Now that we have populated our vector store, we will build a RAG pipeline and build some queries.

In [28]:
from langchain_openai import ChatOpenAI
from langchain_core.output_parsers import StrOutputParser
from langchain_core.prompts import PromptTemplate
from langchain_core.runnables import RunnablePassthrough

prompt = """
Answer the question based only on the supplied context. If you don't know the answer, say "I don't know".
Context: {context}
Question: {question}
Your answer:
"""

llm = ChatOpenAI(model="gpt-3.5-turbo-16k", streaming=False, temperature=0)

chain = (
    {"context": astra_db_store.as_retriever(), "question": RunnablePassthrough()}
    | PromptTemplate.from_template(prompt)
    | llm
    | StrOutputParser()
)

First we can ask a question about some text in the document:

In [29]:
chain.invoke("What does reducing the attention key size do?")
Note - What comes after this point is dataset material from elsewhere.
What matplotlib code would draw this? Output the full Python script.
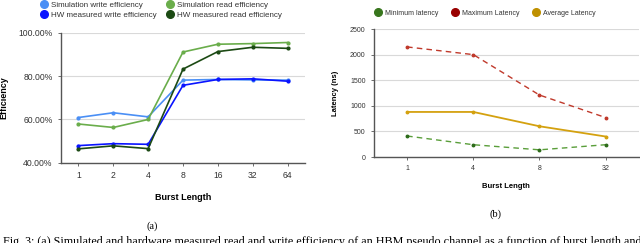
import matplotlib
matplotlib.use("Agg")
import matplotlib.pyplot as plt
from matplotlib.lines import Line2D

plt.rcParams['font.family'] = ['Liberation Sans', 'DejaVu Sans']

# (a) efficiency vs burst length
burst_a = ["1", "2", "4", "8", "16", "32", "64"]
sim_write = [60.9, 63.1, 61.2, 78.2, 78.5, 78.3, 78.2]
sim_read = [57.9, 56.3, 60.0, 91.2, 94.8, 95.1, 95.6]
hw_write = [47.9, 48.8, 48.5, 75.8, 78.5, 78.8, 77.7]
hw_read = [46.4, 47.8, 46.5, 83.3, 91.4, 93.4, 92.9]

# (b) latency vs burst length
burst_b = ["1", "4", "8", "32"]
min_lat = [410, 240, 140, 240]
max_lat = [2150, 2000, 1210, 770]
avg_lat = [880, 880, 600, 400]

caption = ("Fig. 3: (a) Simulated and hardware measured read and write efficiency "
           "of an HBM pseudo channel as a function of burst length and")

spine_c = "#555555"
grid_c = "#d9d9d9"

fig = plt.figure(figsize=(6.4, 2.43), dpi=100)

def style_axes(ax):
    for s in ["top", "right"]:
        ax.spines[s].set_visible(False)
    ax.spines["left"].set_color(spine_c)
    ax.spines["bottom"].set_color(spine_c)
    ax.spines["left"].set_linewidth(1.0)
    ax.spines["bottom"].set_linewidth(1.0)
    ax.yaxis.grid(True, color=grid_c, linewidth=0.8)
    ax.set_axisbelow(True)
    ax.tick_params(axis="both", colors=spine_c, length=2.5, width=0.6,
                   labelcolor="#333333")

# ---- left chart
ax1 = fig.add_axes([0.0953, 0.3305, 0.3813, 0.5337])
xa = list(range(len(burst_a)))
series_a = [
    (sim_write, "#4a8ff5", "Simulation write efficiency"),
    (sim_read, "#6aad4b", "Simulation read efficiency"),
    (hw_write, "#0a14ff", "HW measured write efficiency"),
    (hw_read, "#1c4a14", "HW measured read efficiency"),
]
for vals, c, lab in series_a:
    ax1.plot(xa, vals, color=c, lw=1.2, marker="o", ms=2, label=lab)
ax1.set_xlim(-0.5, len(burst_a) - 0.5)
ax1.set_ylim(40, 100)
ax1.set_yticks([40, 60, 80, 100])
ax1.set_yticklabels(["40.00%", "60.00%", "80.00%", "100.00%"])
ax1.set_xticks(xa)
ax1.set_xticklabels(burst_a)
style_axes(ax1)
ax1.tick_params(labelsize=6.2)
ax1.set_xlabel("Burst Length", fontsize=6.5, fontweight="bold", labelpad=9)
ax1.set_ylabel("Efficiency", fontsize=6.5, fontweight="bold", labelpad=7)

handles_a = [Line2D([], [], ls="none", marker="o", ms=5.5, color=c) for _, c, _ in series_a]
labels_a = [lab for _, _, lab in series_a]
order = [0, 2, 1, 3]
fig.legend([handles_a[i] for i in order], [labels_a[i] for i in order],
           loc="center", bbox_to_anchor=(0.252, 0.958), ncol=2, frameon=False,
           fontsize=5.8, handlelength=0.8, handletextpad=0.5, columnspacing=1.2,
           labelspacing=0.35, labelcolor="#333333")

# ---- right chart
ax2 = fig.add_axes([0.5844, 0.3539, 0.4137, 0.5267])
xb = list(range(len(burst_b)))
ax2.plot(xb, max_lat, color="#c0392b", lw=1.0, ls=(0, (4, 3)), marker="o", ms=1.8)
ax2.plot(xb, avg_lat, color="#d4a10f", lw=1.3, marker="o", ms=1.8)
ax2.plot(xb, min_lat, color="#5a9e3a", lw=1.0, ls=(0, (4, 3)), marker="o", ms=1.8,
         mfc="#2d6b1a", mec="#2d6b1a")
ax2.set_xlim(-0.5, len(burst_b) - 0.5)
ax2.set_ylim(0, 2500)
ax2.set_yticks([0, 500, 1000, 1500, 2000, 2500])
ax2.set_xticks(xb)
ax2.set_xticklabels(burst_b)
style_axes(ax2)
ax2.tick_params(labelsize=5)
ax2.set_xlabel("Burst Length", fontsize=5.5, fontweight="bold", labelpad=8)
ax2.set_ylabel("Latency (ns)", fontsize=5.5, fontweight="bold", labelpad=8)

leg_b = [("Minimum latency", "#38761d"), ("Maximum Latency", "#990000"),
         ("Average Latency", "#bf9000")]
fig.legend([Line2D([], [], ls="none", marker="o", ms=5.5, color=c) for _, c in leg_b],
           [l for l, _ in leg_b], loc="center", bbox_to_anchor=(0.758, 0.945),
           ncol=3, frameon=False, fontsize=5.0, handlelength=0.8,
           handletextpad=0.6, columnspacing=2.0, labelcolor="#333333")

# sub-captions and (cut off) figure caption
fig.text(0.2375, 1 - 226 / 243, "(a)", ha="center", va="center",
         fontsize=7.5, family="Liberation Serif")
fig.text(0.7735, 1 - 214 / 243, "(b)", ha="center", va="center",
         fontsize=7.5, family="Liberation Serif")
fig.text(0.004, 1 - 236 / 243, caption, ha="left", va="top",
         fontsize=8.7, family="Liberation Serif")

fig.savefig("out.png", dpi=100)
'Reducing the attention key size hurts model quality.'

Next we can try to get a value from the 2nd table:

In [31]:
chain.invoke("For the transformer to English constituency results, what was the 'WSJ 23 F1' value for 'Dyer et al. (2016) (5]'?")

"The 'WSJ 23 F1' value for 'Dyer et al. (2016) (5]' was 91.7."

And finally we can ask a question that doesn't exist in our content to confirm that the LLM rejection is working correctly.

In [23]:
# Query fails to be answered due to lack of context in Astra DB
chain.invoke("When was George Washington born?")

"I don't know. The supplied context does not provide any information about George Washington's birthdate."